Two months after Western-backed rebels ended
42 years of eccentric, often bloody, one-man rule by capturing the capital
Tripoli, Gaddafi’s death and the fall of his final bastion ended a nervous
hiatus for the new interim government, which is now set to declare formal
“liberation” with a timetable for elections.
“We confirm that all the
evil [people], plus Gaddafi, have vanished from this beloved country,” interim
Prime Minister Mahmoud Jibril said in Tripoli, as the body was delivered – a
prize of war – to Misrata, the city whose siege and suffering at the hands of
Gaddafi’s forces made it a symbol of the rebel cause.
“It’s time to start
a new Libya, a united Libya,” Jibril added. “One people, one future.”
A
formal declaration of liberation, that will set the clock ticking on a timeline
to elections, will be made by Friday, he said.
French President Nicolas
Sarkozy, who spearheaded a Franco-British move in NATO to back the revolt
against Gaddafi, hailed a turn of events that few had expected so soon, since
there had been little evidence that Gaddafi himself was in Sirte.
But he
also alluded to fears that, without the glue of hatred for Gaddafi, the new
Libya could descend, like Saddam Hussein’s Iraq, into bloody factionalism: “The
liberation of Sirte must signal... the start of a process... to establish a
democratic system in which all groups in the country have their place and where
fundamental freedoms are guaranteed,” he said.
NATO said it would wind
down its military mission in Libya.
In Benghazi, thousands took to the
streets, firing weapons and dancing under the old tricolor flag revived by
Gaddafi’s opponents.
In Sirte, a one-time fishing village that Gaddafi’s
grandiose schemes styled a new “capital of Africa” for the “king of kings,”
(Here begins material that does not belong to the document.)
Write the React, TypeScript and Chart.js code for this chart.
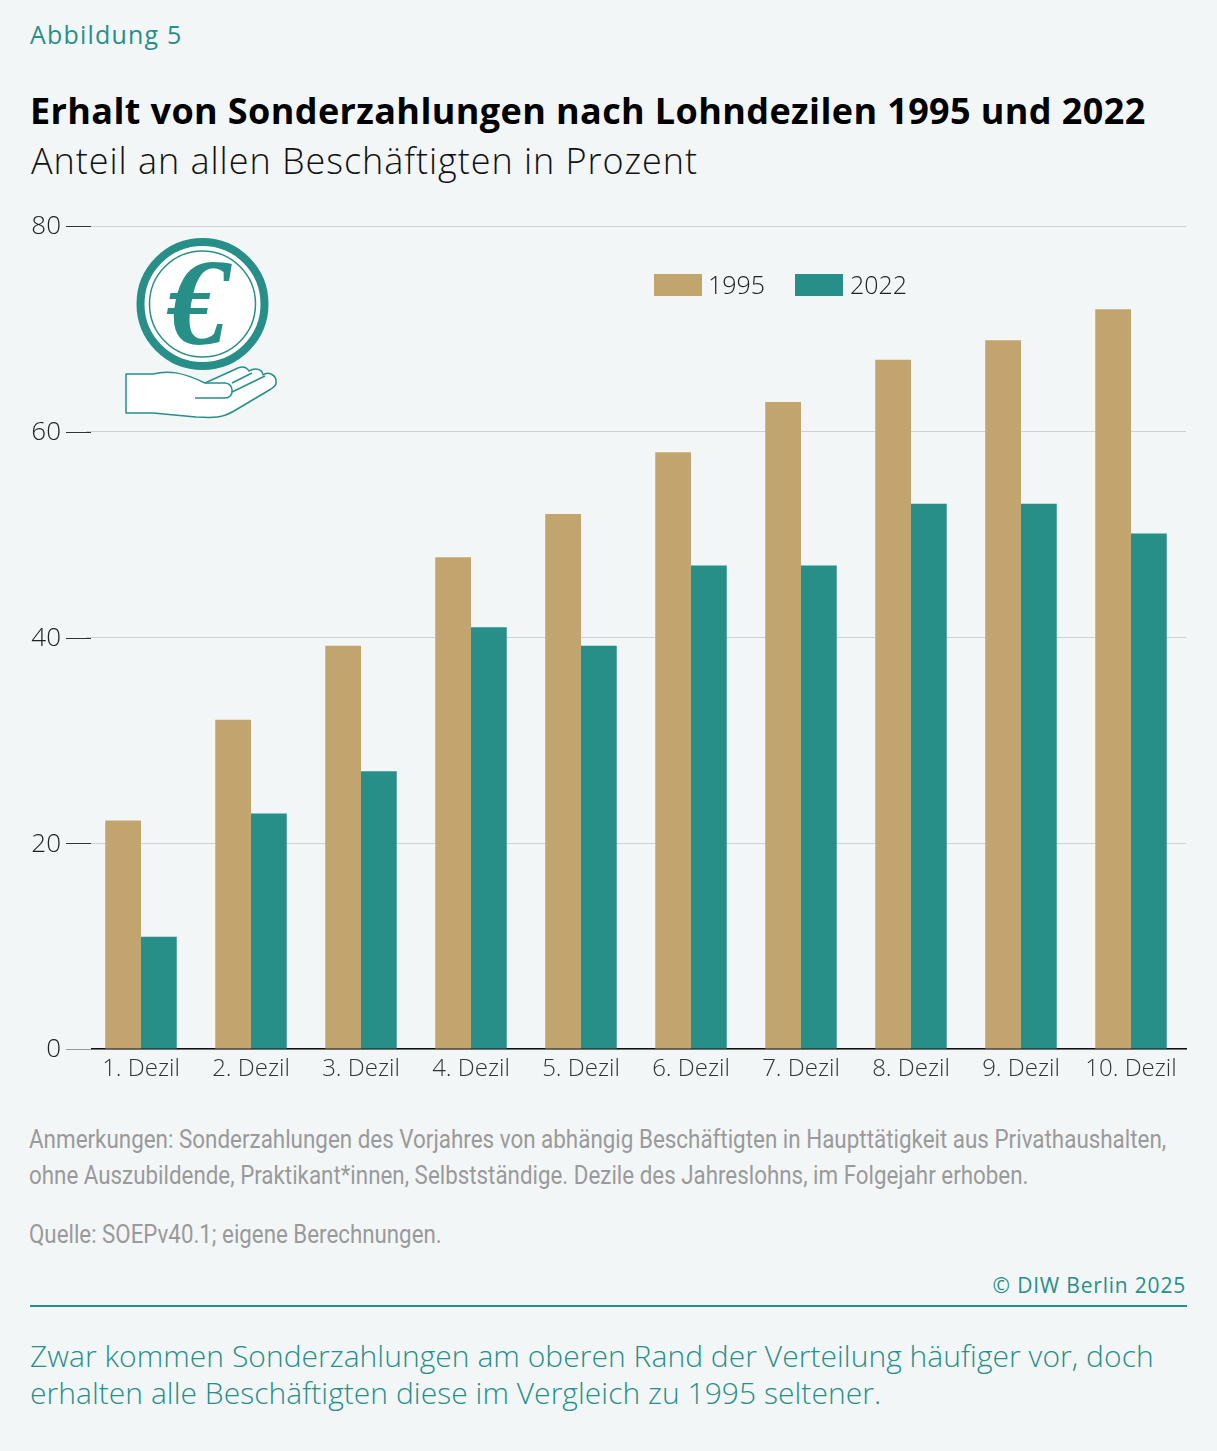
import { useEffect, useRef } from "react";
import { Chart, registerables } from "chart.js";

Chart.register(...registerables);

const deciles = ["1. Dezil", "2. Dezil", "3. Dezil", "4. Dezil", "5. Dezil", "6. Dezil", "7. Dezil", "8. Dezil", "9. Dezil", "10. Dezil"];
const values1995 = [22.2, 32, 39.2, 47.8, 52, 58, 62.9, 67, 68.9, 71.9];
const values2022 = [10.9, 22.9, 27, 41, 39.2, 47, 47, 53, 53, 50.1];

const TAN = "#c2a46f";
const TEAL = "#288f88";
const BG = "#f2f6f7";
const SANS = '"Open Sans", sans-serif';
const NARROW = 'Roboto, sans-serif';

// Ticks run past the plot's left edge in the original, so they get drawn by hand.
const leftTicks = {
  id: "leftTicks",
  afterDraw(chart: Chart) {
    const y = chart.scales.y;
    const ctx = chart.ctx;
    ctx.save();
    y.ticks.forEach((t) => {
      const py = Math.round(y.getPixelForValue(t.value)) + 0.5;
      if (t.value === 0) {
        // the baseline only starts at 91, left of that it is a pale tick
        ctx.fillStyle = BG;
        ctx.fillRect(66, py - 2, 25, 4);
      }
      ctx.strokeStyle = t.value === 0 ? "#9a9a9a" : "#333333";
      ctx.lineWidth = 1;
      ctx.beginPath();
      ctx.moveTo(66, py);
      ctx.lineTo(91, py);
      ctx.stroke();
    });
    ctx.restore();
  },
};

function Line({ x, y, size, color, weight = 400, family = SANS, spacing = 0, squeeze = 1, right, children }: any) {
  return (
    <div
      style={{
        position: "absolute",
        left: right === undefined ? x : undefined,
        right,
        top: y - size,
        height: size * 2,
        lineHeight: `${size * 2}px`,
        fontSize: size,
        fontFamily: family,
        fontWeight: weight,
        letterSpacing: spacing,
        color,
        whiteSpace: "nowrap",
        transform: squeeze === 1 ? undefined : `scaleX(${squeeze})`,
        transformOrigin: "left center",
      }}
    >
      {children}
    </div>
  );
}

function CoinIcon() {
  return (
    <svg width={160} height={190} viewBox="0 0 160 190" style={{ position: "absolute", left: 122, top: 234 }}>
      <circle cx={80.5} cy={70} r={62} fill="#fff" stroke={TEAL} strokeWidth={8} />
      <circle cx={80.5} cy={70} r={53} fill="none" stroke={TEAL} strokeWidth={1.5} />
      <text x={76} y={110} textAnchor="middle" fontFamily='"Liberation Serif", serif' fontStyle="italic" fontWeight={700} fontSize={122} fill={TEAL}>€</text>
      <path
        d="M4 140 H31 C46 136 60 138 83 149 L116 134 C121 132 125 134 127 137 C132 134 140 134 141 141 C146 137 154 141 154 147 C155 151 152 153 149 155 L112 177 C100 184 92 184 74 183 L31 179 H4 Z"
        fill="#fff"
        stroke={TEAL}
        strokeWidth={1.5}
        strokeLinejoin="round"
      />
      <path d="M83 149 H103 C112 149 113 164 103 164 H73" fill="none" stroke={TEAL} strokeWidth={1.5} />
      <path d="M110 149 L130 139 M110 158 L143 142" fill="none" stroke={TEAL} strokeWidth={1.5} />
    </svg>
  );
}

export default function App() {
  const canvasRef = useRef<HTMLCanvasElement>(null);

  useEffect(() => {
    const canvas = canvasRef.current;
    if (!canvas) return;

    const chart = new Chart(canvas.getContext("2d")!, {
      type: "bar",
      plugins: [leftTicks],
      data: {
        labels: deciles,
        datasets: [
          { label: "1995", data: values1995, backgroundColor: TAN, borderWidth: 0, barPercentage: 1, categoryPercentage: 0.65 },
          { label: "2022", data: values2022, backgroundColor: TEAL, borderWidth: 0, barPercentage: 1, categoryPercentage: 0.65 },
        ],
      },
      options: {
        animation: false,
        responsive: false,
        layout: { padding: { top: 26, right: 31, left: 0, bottom: 0 } },
        plugins: { legend: { display: false }, tooltip: { enabled: false }, title: { display: false } },
        scales: {
          x: {
            grid: { display: false },
            border: { color: "#111111", width: 1.5 },
            ticks: { color: "#333333", font: { family: SANS, size: 24, weight: 300 }, padding: -2, maxRotation: 0, autoSkip: false },
            afterFit: (s: any) => { s.height = 51; },
          },
          y: {
            min: 0,
            max: 80,
            grid: { color: "#cfd3d4", lineWidth: 1, tickLength: 20, tickColor: "transparent" },
            border: { display: false },
            ticks: { stepSize: 20, color: "#222222", font: { family: SANS, size: 26, weight: 300 }, padding: 5, labelOffset: 1 },
            afterFit: (s: any) => { s.width = 86; },
          },
        },
      },
    });

    return () => chart.destroy();
  }, []);

  return (
    <div style={{ position: "absolute", left: 0, top: 0, width: 1217, height: 1451, background: BG, overflow: "hidden" }}>
      <Line x={30} y={34} size={25} spacing={1.2} color={TEAL}>Abbildung 5</Line>
      <Line x={30} y={111} size={36} weight={700} spacing={0.38} color="#000">Erhalt von Sonderzahlungen nach Lohndezilen 1995 und 2022</Line>
      <Line x={31} y={161} size={36} weight={300} spacing={0.95} color="#111">Anteil an allen Beschäftigten in Prozent</Line>

      <canvas ref={canvasRef} width={1217} height={900} style={{ position: "absolute", left: 0, top: 200, width: 1217, height: 900 }} />

      <CoinIcon />

      <div style={{ position: "absolute", left: 654, top: 274, width: 48, height: 22, background: TAN }} />
      <Line x={708} y={284} size={25} weight={300} color="#222">1995</Line>
      <div style={{ position: "absolute", left: 795, top: 274, width: 48, height: 22, background: TEAL }} />
      <Line x={850} y={284} size={25} weight={300} color="#222">2022</Line>

      <Line x={29} y={1140} size={25} squeeze={0.896} color="#9a9a9a" family={NARROW}>Anmerkungen: Sonderzahlungen des Vorjahres von abhängig Beschäftigten in Haupttätigkeit aus Privathaushalten,</Line>
      <Line x={29} y={1176} size={25} squeeze={0.894} color="#9a9a9a" family={NARROW}>ohne Auszubildende, Praktikant*innen, Selbstständige. Dezile des Jahreslohns, im Folgejahr erhoben.</Line>
      <Line x={29} y={1235} size={25} squeeze={0.892} color="#9a9a9a" family={NARROW}>Quelle: SOEPv40.1; eigene Berechnungen.</Line>

      <Line right={31} y={1285} size={21} spacing={0.8} color={TEAL}>© DIW Berlin 2025</Line>
      <div style={{ position: "absolute", left: 30, top: 1305, width: 1157, height: 2, background: TEAL }} />

      <Line x={30} y={1356} size={30} weight={300} spacing={0.04} color={TEAL}>Zwar kommen Sonderzahlungen am oberen Rand der Verteilung häufiger vor, doch</Line>
      <Line x={30} y={1393} size={30} weight={300} spacing={0.04} color={TEAL}>erhalten alle Beschäftigten diese im Vergleich zu 1995 seltener.</Line>
    </div>
  );
}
fighters whooped with delight and brandished a golden pistol they said they had
taken from him.
Accounts were hazy of his final hours, though there was
no shortage of fighters willing to claim they saw Gaddafi – who had long pledged
to go down fighting – cringing underground, like Iraq’s Hussein eight years ago,
and pleading for his life.
Libyan television carried video of two
drainage pipes, about a meter across, where it said fighters had cornered a man
who long inspired both fear and admiration around the world.
An
announcement of final liberation was expected in an address by the head of the
NTC to the nation of six million. The group faces the challenge of turning oil
wealth once monopolized by Gaddafi and his clan into a democracy, that can heal
an array of tribal and ethnic divisions he exploited.
The eight weeks
since the fall of Tripoli have tested the nerves of the motley alliance of
anti-Gaddafi forces and their Western and Arab-backers, who had begun to
question the ability of the NTC forces to root out diehard Gaddafi loyalists in
Sirte and a couple of other towns.
Gaddafi, wanted by the International
Criminal Court on charges of ordering the killing of civilians, was toppled by
rebel forces on August 23, a week short of the 42nd anniversary of the military
coup which brought him to power in 1969.
Hundreds of NTC troops had
surrounded the Mediterranean coastal town of Sirte for weeks in a chaotic
struggle that killed and wounded scores of the besieging forces and an unknown
number of defenders. One NTC official on Thursday recalled an estimate that some
40,000 have died this year.
The death of Gaddafi is a setback to
campaigners seeking the full truth about the 1988 bombing over Lockerbie in
Scotland of Pan Am flight 103 which claimed 270 lives, mainly Americans, and for
which one of Gaddafi’s agents was convicted.
Jim Swire, the father of one
of the Lockerbie victims, said: “There is much still to be resolved, and we may
now have lost an opportunity for getting nearer the truth.”